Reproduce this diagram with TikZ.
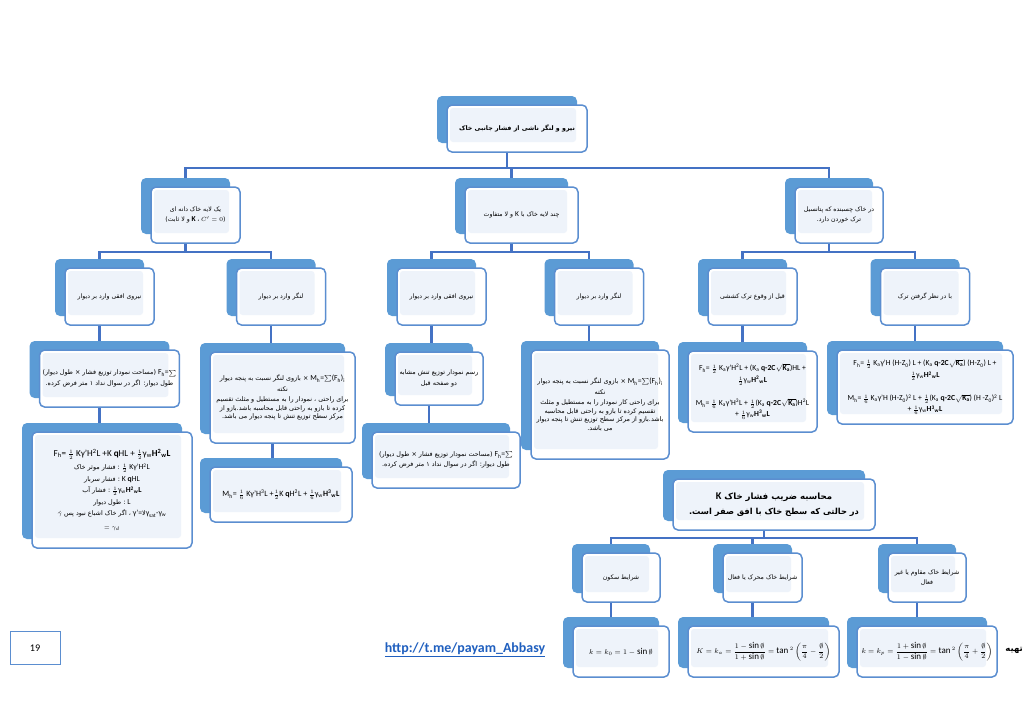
\documentclass[tikz,border=0pt]{standalone}
\usepackage{fontspec}
\usepackage{amsmath,amssymb}
\setmainfont{Carlito}[Scale=1.2]
\newfontfamily\fa[Script=Arabic]{DejaVu Sans}
\TeXXeTstate=1
\usetikzlibrary{shadows,backgrounds}
\definecolor{cardblue}{HTML}{5B9BD5}
\definecolor{cardedge}{HTML}{5B8ED0}
\definecolor{cardtint}{HTML}{EEF3FA}
\definecolor{linkblue}{HTML}{4472C4}
\definecolor{urlblue}{HTML}{1F5FBF}
\newcommand\fatxt[1]{\beginR#1\endR}
\newcommand\lat[1]{\beginL{\rmfamily #1}\endL}
\newcommand\sub[1]{\textsubscript{#1}}
\newcommand\sups[1]{\textsuperscript{#1}}
\newcommand\rka{$\sqrt{\mathbf{K_a}}$}

\begin{document}
\begin{tikzpicture}[
    x=1pt, y=-1pt,
    card/.style={draw=cardedge, line width=1.5pt, fill=white, rounded corners=5pt,
      align=center, inner sep=3pt,
      general shadow={fill=cardblue, shadow xshift=-10pt, shadow yshift=9pt},
      path picture={\fill[cardtint, rounded corners=3pt]
        ([xshift=3pt,yshift=10pt]path picture bounding box.south west) rectangle
        ([xshift=-11pt,yshift=-3pt]path picture bounding box.north east);},
      font=\fa\fontsize{6.2}{10}\selectfont},
    unit/.style={card, minimum width=89pt, minimum height=57pt},
    note/.style={card, font=\fa\fontsize{6.4}{10.5}\selectfont},
    formula/.style={card, font=\fontsize{6.4}{13}\selectfont},
    link/.style={draw=linkblue, line width=2.5pt}
    ]
    \useasboundingbox (0,0) rectangle (1024,724);

    % footer, partly hidden by the cards
    \node[draw=cardedge, line width=0.6pt, minimum width=50pt, minimum height=33pt,
      font=\fontsize{8.5}{10}\selectfont] (page) at (35,648) {19};
    \node[text=urlblue, font=\bfseries\fontsize{11.6}{14}\selectfont] (url) at (465,650)
      {\underline{http://t.me/payam\_Abbasy}};
    \node[anchor=east, inner sep=0pt, font=\fa\bfseries\fontsize{8.5}{10}\selectfont] (maker) at (1023,650) {\fatxt{تهیه}};

    % root
    \node[card, minimum width=140pt, minimum height=47pt,
      font=\fa\bfseries\fontsize{6.3}{9}\selectfont] (root) at (517,128.5)
      {\fatxt{نیرو و لنگر ناشی از فشار جانبی خاک}};

    % soil cases
    \node[unit, minimum height=56pt] (grain) at (195.5,215)
      {\fatxt{یک لایه خاک دانه ای}\\ \fatxt{(\lat{\textbf{K} {\fa ،} $C'=0$} و لا ثابت)}};
    \node[unit, minimum width=113pt, minimum height=56pt] (layers) at (521.5,215)
      {\fatxt{چند لایه خاک با \lat{K} و لا متفاوت}};
    \node[unit, minimum width=88pt, minimum height=56pt] (cohesive) at (839,215)
      {\fatxt{در خاک چسبنده که پتانسیل}\\ \fatxt{ترک خوردن دارد.}};

    % force / moment
    \node[unit] (forceA) at (109.5,296.5) {\fatxt{نیروی افقی وارد بر دیوار}};
    \node[unit] (momentA) at (281,296.5) {\fatxt{لنگر وارد بر دیوار}};
    \node[unit] (forceB) at (441.5,296.5) {\fatxt{نیروی افقی وارد بر دیوار}};
    \node[unit] (momentB) at (599,296.5) {\fatxt{لنگر وارد بر دیوار}};
    \node[unit] (beforeC) at (752.5,296.5) {\fatxt{قبل از وقوع ترک کششی}};
    \node[unit] (withC) at (925,296.5) {\fatxt{با در نظر گرفتن ترک}};

    % details
    \node[note, minimum width=136pt, minimum height=57pt] (forceA1) at (109.5,378.5)
      {\fatxt{\lat{F\sub{h}=$\sum$} (مساحت نمودار توزیع فشار × طول دیوار)}\\
       \fatxt{طول دیوار: اگر در سوال نداد ۱ متر فرض کرده.}};
    \node[note, minimum width=160pt, minimum height=116pt, font=\fa\fontsize{6.4}{11.5}\selectfont] (forceA2) at (112,490)
      {\lat{\fontsize{7.6}{12}\selectfont F\sub{h}= $\frac{1}{2}$ Kγ'H\sups{2}L +K \textbf{q}HL + $\frac{1}{2}$γ\sub{w}\textbf{H\sups{2}\sub{w}L}}\\[2pt]
       \fatxt{\lat{$\frac{1}{2}$ Kγ'H\sups{2}L} : فشار موثر خاک}\\
       \fatxt{\lat{K \textbf{q}HL} : فشار سربار}\\
       \fatxt{\lat{$\frac{1}{2}$γ\sub{w}\textbf{H\sups{2}\sub{w}L}} : فشار آب}\\
       \fatxt{\lat{L} : طول دیوار}\\
       \fatxt{\lat{γ'={\fa لا}γ\sub{sat}-γ\sub{w}} ، اگر خاک اشباع نبود پس \lat{$\acute{\gamma}$}}\\[2pt]
       \lat{$=\gamma_d$}};
    \node[note, minimum width=145pt, minimum height=91pt] (momentA1) at (282.5,397.5)
      {\fatxt{\lat{M\sub{h}=$\sum$(F\sub{h})\sub{i}} × بازوی لنگر نسبت به پنجه دیوار}\\
       \fatxt{نکته}\\
       \fatxt{برای راحتی ، نمودار را به مستطیل و مثلث تقسیم}\\[-2pt]
       \fatxt{کرده تا بازو به راحتی قابل محاسبه باشد.بازو از}\\[-2pt]
       \fatxt{مرکز سطح توزیع تنش تا پنجه دیوار می باشد.}};
    \node[formula, minimum width=142pt, minimum height=55pt, font=\fontsize{6.7}{10}\selectfont] (momentA2) at (281,494.5)
      {M\sub{h}= $\frac{1}{6}$ Kγ'H\sups{3}L +$\frac{1}{2}$K \textbf{q}H\sups{2}L + $\frac{1}{6}$γ\sub{w}\textbf{H\sups{3}\sub{w}L}};
    \node[note, minimum width=88pt, minimum height=53pt] (forceB1) at (439,378.5)
      {\fatxt{رسم نمودار توزیع تنش مشابه}\\ \fatxt{دو صفحه قبل}};
    \node[note, minimum width=148pt, minimum height=56pt] (forceB2) at (446,460)
      {\fatxt{\lat{F\sub{h}=$\sum$} (مساحت نمودار توزیع فشار × طول دیوار)}\\
       \fatxt{طول دیوار: اگر در سوال نداد ۱ متر فرض کرده.}};
    \node[note, minimum width=138pt, minimum height=109pt] (momentB1) at (600,404.5)
      {\fatxt{\lat{M\sub{h}=$\sum$(F\sub{h})\sub{i}} × بازوی لنگر نسبت به پنجه دیوار}\\
       \fatxt{نکته}\\
       \fatxt{برای راحتی کار نمودار را به مستطیل و مثلث}\\[-2pt]
       \fatxt{تقسیم کرده تا بازو به راحتی قابل محاسبه}\\[-2pt]
       \fatxt{باشد.بازو از مرکز سطح توزیع تنش تا پنجه دیوار}\\[-2pt]
       \fatxt{می باشد.}};
    \node[formula, minimum width=129pt, minimum height=81pt] (beforeC1) at (752.5,391.5)
      {F\sub{h}= $\frac{1}{2}$ K\sub{a}γ'H\sups{2}L + (K\sub{a} \textbf{q-2C}\rka)HL +\\[-1pt]
       $\frac{1}{2}$γ\sub{w}\textbf{H\sups{2}\sub{w}L}\\[10pt]
       M\sub{h}= $\frac{1}{6}$ K\sub{a}γ'H\sups{3}L + $\frac{1}{2}$(K\sub{a} \textbf{q-2C}\rka)H\sups{2}L\\[-2pt]
       + $\frac{1}{6}$γ\sub{w}\textbf{H\sups{3}\sub{w}L}};
    \node[formula, minimum width=176pt, minimum height=74pt] (withC1) at (925,387)
      {F\sub{h}= $\frac{1}{2}$ K\sub{a}γ'H (H-Z\sub{0}) L + (K\sub{a} \textbf{q-2C}\rka) (H-Z\sub{0}) L +\\[-1pt]
       $\frac{1}{2}$γ\sub{w}\textbf{H\sups{2}\sub{w}L}\\[10pt]
       M\sub{h}= $\frac{1}{6}$ K\sub{a}γ'H (H-Z\sub{0})\sups{2} L + $\frac{1}{2}$(K\sub{a} \textbf{q-2C}\rka) (H -Z\sub{0})\sups{2} L\\[-2pt]
       + $\frac{1}{6}$γ\sub{w}\textbf{H\sups{3}\sub{w}L}};

    % earth pressure coefficient
    \node[card, minimum width=202pt, minimum height=51pt,
      font=\fa\bfseries\fontsize{8.3}{13}\selectfont] (kcoef) at (774,504.5)
      {{\fontsize{8.6}{13}\selectfont\fatxt{محاسبه ضریب فشار خاک \lat{K}}}\\[2pt]
       \fatxt{در حالتی که سطح خاک با افق صفر است.}};
    \node[unit, minimum width=78pt, minimum height=49pt] (rest) at (621,577.5) {\fatxt{شرایط سکون}};
    \node[unit, minimum width=79pt, minimum height=49pt] (active) at (762.5,577.5)
      {\fatxt{شرایط خاک محرک یا فعال}};
    \node[unit, minimum width=78pt, minimum height=49pt] (passive) at (927,577.5)
      {\fatxt{شرایط خاک مقاوم یا غیر}\\ \fatxt{فعال}};
    \node[formula, minimum width=96pt, minimum height=51pt, font=\fontsize{7.5}{9}\selectfont] (restK) at (621,651.5)
      {$k=k_0=1-\sin\emptyset$};
    \node[formula, minimum width=151pt, minimum height=51pt, font=\fontsize{7.5}{9}\selectfont] (activeK) at (763.5,651.5)
      {$K=k_a=\dfrac{1-\sin\emptyset}{1+\sin\emptyset}=\tan{}^2\left(\dfrac{\pi}{4}-\dfrac{\emptyset}{2}\right)$};
    \node[formula, minimum width=140pt, minimum height=51pt, font=\fontsize{7.5}{9}\selectfont] (passiveK) at (927,651.5)
      {$k=k_p=\dfrac{1+\sin\emptyset}{1-\sin\emptyset}=\tan{}^2\left(\dfrac{\pi}{4}+\dfrac{\emptyset}{2}\right)$};

    % connectors, behind the cards
    \begin{scope}[on background layer]
      \fill[white] (0,0) rectangle (1024,724);
      \foreach \kid in {grain,layers,cohesive}
        \draw[link] ([xshift=-10pt]root.center) -- ([xshift=-10pt]root.center |- 0,168)
          -| ([xshift=-10pt]\kid.center);
      \foreach \up/\kid in {grain/forceA, grain/momentA, layers/forceB, layers/momentB,
          cohesive/beforeC, cohesive/withC}
        \draw[link] ([xshift=-10pt]\up.center) -- ([xshift=-10pt]\up.center |- 0,252)
          -| ([xshift=-10pt]\kid.center);
      \foreach \up/\kid in {forceA/forceA1, forceA1/forceA2, momentA/momentA1,
          momentA1/momentA2, forceB/forceB1, forceB1/forceB2, momentB/momentB1,
          beforeC/beforeC1, withC/withC1, rest/restK, active/activeK, passive/passiveK}
        \draw[link] ([xshift=-10pt]\up.center) -- ([xshift=-10pt]\up.center |- \kid.center);
      \foreach \kid in {rest,active,passive}
        \draw[link] ([xshift=-10pt]kcoef.center) -- ([xshift=-10pt]kcoef.center |- 0,538)
          -| ([xshift=-10pt]\kid.center);
    \end{scope}
\end{tikzpicture}
\end{document}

GOAL OF THE EXERCISE
Extract, word for word, each line from the top of the data down to and including the line with "و لنگر ناشی"; skip the pictures.

RESPONSE BELOW
Reproduce this diagram with TikZ.
\documentclass[tikz,border=0pt]{standalone}
\usepackage{fontspec}
\usepackage{amsmath,amssymb}
\setmainfont{Carlito}[Scale=1.2]
\newfontfamily\fa[Script=Arabic]{DejaVu Sans}
\TeXXeTstate=1
\usetikzlibrary{shadows,backgrounds}
\definecolor{cardblue}{HTML}{5B9BD5}
\definecolor{cardedge}{HTML}{5B8ED0}
\definecolor{cardtint}{HTML}{EEF3FA}
\definecolor{linkblue}{HTML}{4472C4}
\definecolor{urlblue}{HTML}{1F5FBF}
\newcommand\fatxt[1]{\beginR#1\endR}
\newcommand\lat[1]{\beginL{\rmfamily #1}\endL}
\newcommand\sub[1]{\textsubscript{#1}}
\newcommand\sups[1]{\textsuperscript{#1}}
\newcommand\rka{$\sqrt{\mathbf{K_a}}$}

\begin{document}
\begin{tikzpicture}[
    x=1pt, y=-1pt,
    card/.style={draw=cardedge, line width=1.5pt, fill=white, rounded corners=5pt,
      align=center, inner sep=3pt,
      general shadow={fill=cardblue, shadow xshift=-10pt, shadow yshift=9pt},
      path picture={\fill[cardtint, rounded corners=3pt]
        ([xshift=3pt,yshift=10pt]path picture bounding box.south west) rectangle
        ([xshift=-11pt,yshift=-3pt]path picture bounding box.north east);},
      font=\fa\fontsize{6.2}{10}\selectfont},
    unit/.style={card, minimum width=89pt, minimum height=57pt},
    note/.style={card, font=\fa\fontsize{6.4}{10.5}\selectfont},
    formula/.style={card, font=\fontsize{6.4}{13}\selectfont},
    link/.style={draw=linkblue, line width=2.5pt}
    ]
    \useasboundingbox (0,0) rectangle (1024,724);

    % footer, partly hidden by the cards
    \node[draw=cardedge, line width=0.6pt, minimum width=50pt, minimum height=33pt,
      font=\fontsize{8.5}{10}\selectfont] (page) at (35,648) {19};
    \node[text=urlblue, font=\bfseries\fontsize{11.6}{14}\selectfont] (url) at (465,650)
      {\underline{http://t.me/payam\_Abbasy}};
    \node[anchor=east, inner sep=0pt, font=\fa\bfseries\fontsize{8.5}{10}\selectfont] (maker) at (1023,650) {\fatxt{تهیه}};

    % root
    \node[card, minimum width=140pt, minimum height=47pt,
      font=\fa\bfseries\fontsize{6.3}{9}\selectfont] (root) at (517,128.5)
      {\fatxt{نیرو و لنگر ناشی از فشار جانبی خاک}};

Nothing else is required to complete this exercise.